Le report des quo­tas gra­tu­its à fin 2034 a été con­sid­éré comme une ligne rouge par les social­istes qui ont, en con­séquence, décidé de rejeter le com­pro­mis dans son entièreté. De fac­to, l’adop­tion d’une taxe car­bone aux fron­tières est égale­ment reportée puisque celle-ci con­sis­tait à oblig­er les impor­ta­teurs de pro­duits pol­lu­ants à acheter des quo­tas car­bones sur ce marché de l’ETS. De même, la créa­tion d’un fonds social pour le cli­mat est sus­pendue, car celui-ci devait être abondé par les recettes issues de la vente de ces quo­tas car­bone.
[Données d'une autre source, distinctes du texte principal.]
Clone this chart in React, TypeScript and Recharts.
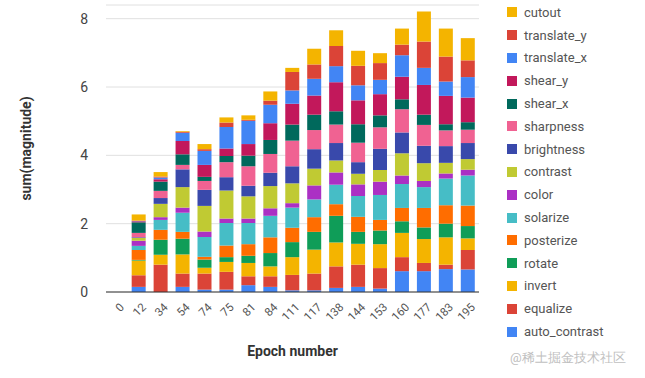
import React from 'react';
import { BarChart, Bar, XAxis, YAxis, CartesianGrid } from 'recharts';

const epochs = ['0', '12', '34', '54', '74', '75', '81', '84', '111', '117', '138', '144', '153', '160', '177', '183', '195'];

const autoContrast = [0, 0.15, 0, 0.15, 0.07, 0.07, 0.2, 0.15, 0.05, 0.05, 0.12, 0.15, 0.1, 0.61, 0.61, 0.67, 0.66];
const equalize = [0, 0.34, 0.8, 0.39, 0.47, 0.52, 0.26, 0.31, 0.45, 0.49, 0.63, 0.65, 0.6, 0.41, 0.24, 0.13, 0.57];
const invert = [0, 0.43, 0.29, 0.56, 0.17, 0.29, 0.39, 0.29, 0.52, 0.7, 0.7, 0.61, 0.7, 0.71, 0.7, 0.8, 0.34];
const rotate = [0, 0.02, 0.44, 0.46, 0.24, 0.14, 0.21, 0.39, 0.44, 0.52, 0.78, 0.35, 0.4, 0.34, 0.34, 0.4, 0.36];
const posterize = [0, 0.29, 0.29, 0.2, 0.08, 0.34, 0.34, 0.46, 0.42, 0.43, 0.34, 0.44, 0.31, 0.39, 0.57, 0.54, 0.6];
const solarize = [0, 0.12, 0.29, 0.56, 0.58, 0.66, 0.62, 0.63, 0.59, 0.52, 0.57, 0.61, 0.73, 0.7, 0.61, 0.78, 0.88];
const color = [0, 0.15, 0.08, 0.15, 0.16, 0.13, 0.13, 0.22, 0.13, 0.41, 0.36, 0.34, 0.39, 0.25, 0.18, 0.15, 0.17];
const contrast = [0, 0.08, 0.39, 0.6, 0.75, 0.82, 0.65, 0.65, 0.58, 0.49, 0.35, 0.31, 0.34, 0.65, 0.52, 0.31, 0.31];
const brightness = [0, 0.02, 0.17, 0.52, 0.47, 0.39, 0.31, 0.39, 0.5, 0.57, 0.51, 0.34, 0.62, 0.61, 0.51, 0.49, 0.47];
const sharpness = [0, 0.13, 0.21, 0.13, 0.26, 0.44, 0.57, 0.55, 0.75, 0.56, 0.54, 0.57, 0.63, 0.68, 0.61, 0.46, 0.39];
const shearX = [0, 0.31, 0.27, 0.31, 0.12, 0.18, 0.31, 0.41, 0.47, 0.45, 0.39, 0.54, 0.35, 0.29, 0.3, 0.18, 0.22];
const shearY = [0, 0.03, 0.07, 0.39, 0.35, 0.22, 0.34, 0.49, 0.61, 0.56, 0.85, 0.7, 0.62, 0.66, 0.87, 0.83, 0.72];
const translateX = [0, 0.01, 0.05, 0.24, 0.41, 0.63, 0.68, 0.54, 0.39, 0.49, 0.47, 0.44, 0.42, 0.63, 0.5, 0.42, 0.6];
const translateY = [0, 0.01, 0.03, 0.03, 0.05, 0.13, 0.03, 0.12, 0.54, 0.42, 0.59, 0.57, 0.49, 0.31, 0.77, 0.73, 0.49];
const cutout = [0, 0.18, 0.13, 0.02, 0.15, 0.15, 0.13, 0.27, 0.12, 0.46, 0.46, 0.44, 0.29, 0.47, 0.88, 0.82, 0.65];

const yTicks = [0, 2, 4, 6, 8];

// bottom of the stack first
const series = [
  { key: 'auto_contrast', values: autoContrast, fill: '#4285F4' },
  { key: 'equalize', values: equalize, fill: '#DB4437' },
  { key: 'invert', values: invert, fill: '#F4B400' },
  { key: 'rotate', values: rotate, fill: '#0F9D58' },
  { key: 'posterize', values: posterize, fill: '#FF6D00' },
  { key: 'solarize', values: solarize, fill: '#46BDC6' },
  { key: 'color', values: color, fill: '#AB30C4' },
  { key: 'contrast', values: contrast, fill: '#C0CA33' },
  { key: 'brightness', values: brightness, fill: '#3949AB' },
  { key: 'sharpness', values: sharpness, fill: '#F06292' },
  { key: 'shear_x', values: shearX, fill: '#00695C' },
  { key: 'shear_y', values: shearY, fill: '#C2185B' },
  { key: 'translate_x', values: translateX, fill: '#4285F4' },
  { key: 'translate_y', values: translateY, fill: '#DB4437' },
  { key: 'cutout', values: cutout, fill: '#F4B400' },
];

const data = epochs.map((epoch, i) => {
  const row: Record<string, number | string> = { epoch };
  series.forEach(s => { row[s.key] = s.values[i]; });
  return row;
});

const font = 'Roboto, "Noto Sans", sans-serif';

const XTick = (props: any) => {
  const { x, y, payload } = props;
  return (
    <g transform={`translate(${x + 5},${y + 5})`}>
      <text textAnchor="end" transform="rotate(-45)" fontSize={11.5} fill="#555" fontFamily={font} dy={4}>
        {payload.value}
      </text>
    </g>
  );
};

const App: React.FC = () => {
  return (
    <div style={{ position: 'absolute', left: 0, top: 0, width: 645, height: 378, background: '#fff', fontFamily: font }}>
      <BarChart
        width={645}
        height={378}
        data={data}
        margin={{ top: 5, right: 166, left: 0, bottom: 0 }}
        barCategoryGap="17%"
      >
        <CartesianGrid vertical={false} stroke="#e0e0e0" />
        <XAxis
          dataKey="epoch"
          height={86}
          tickLine={false}
          axisLine={{ stroke: '#333' }}
          interval={0}
          tick={<XTick />}
          label={{ value: 'Epoch number', position: 'insideBottom', offset: 22, fontSize: 14, fontWeight: 'bold', fill: '#333', fontFamily: font }}
        />
        <YAxis
          width={106}
          domain={[0, 8.4]}
          ticks={yTicks}
          tickLine={false}
          axisLine={false}
          tickMargin={12}
          tick={{ fontSize: 14, fill: '#444', fontFamily: font }}
          label={{ value: 'sum(magnitude)', angle: -90, position: 'insideLeft', offset: 26, fontSize: 14, fontWeight: 'bold', fill: '#333', fontFamily: font, style: { textAnchor: 'middle' } }}
        />
        {series.map(s => (
          <Bar key={s.key} dataKey={s.key} stackId="a" fill={s.fill} isAnimationActive={false} />
        ))}
      </BarChart>
      <div style={{ position: 'absolute', left: 507, top: 1 }}>
        {[...series].reverse().map(s => (
          <div key={s.key} style={{ height: 22.8, display: 'flex', alignItems: 'center' }}>
            <span style={{ width: 10, height: 10, background: s.fill, display: 'inline-block', marginRight: 7 }} />
            <span style={{ fontSize: 13, color: '#555' }}>{s.key}</span>
          </div>
        ))}
      </div>
      <div style={{ position: 'absolute', left: 510, top: 349, fontSize: 13, color: '#c0c0c0' }}>@稀土掘金技术社区</div>
    </div>
  );
};

export default App;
Après ce revers inat­ten­du, les député·es ont décidé de ren­voy­er les textes en com­mis­sion par­lemen­taire pour ten­ter de trou­ver un nou­veau com­pro­mis. Pour beau­coup d’observateur·ices, cet événe­ment rare a illus­tré la force des lob­bys de l’in­dus­trie, dont cer­tain·es eurodéputé·es ont dénon­cé les pres­sions. Il a aus­si mon­tré que la gauche a préféré bris­er le con­sen­sus plutôt que d’amoin­drir l’am­bi­tion sur ces textes cru­ci­aux. Un nou­veau ren­dez-vous en plénière a été fixé pour le 22 juin. C’est ce jour-là que l’on saura si le report aura été utile ou non.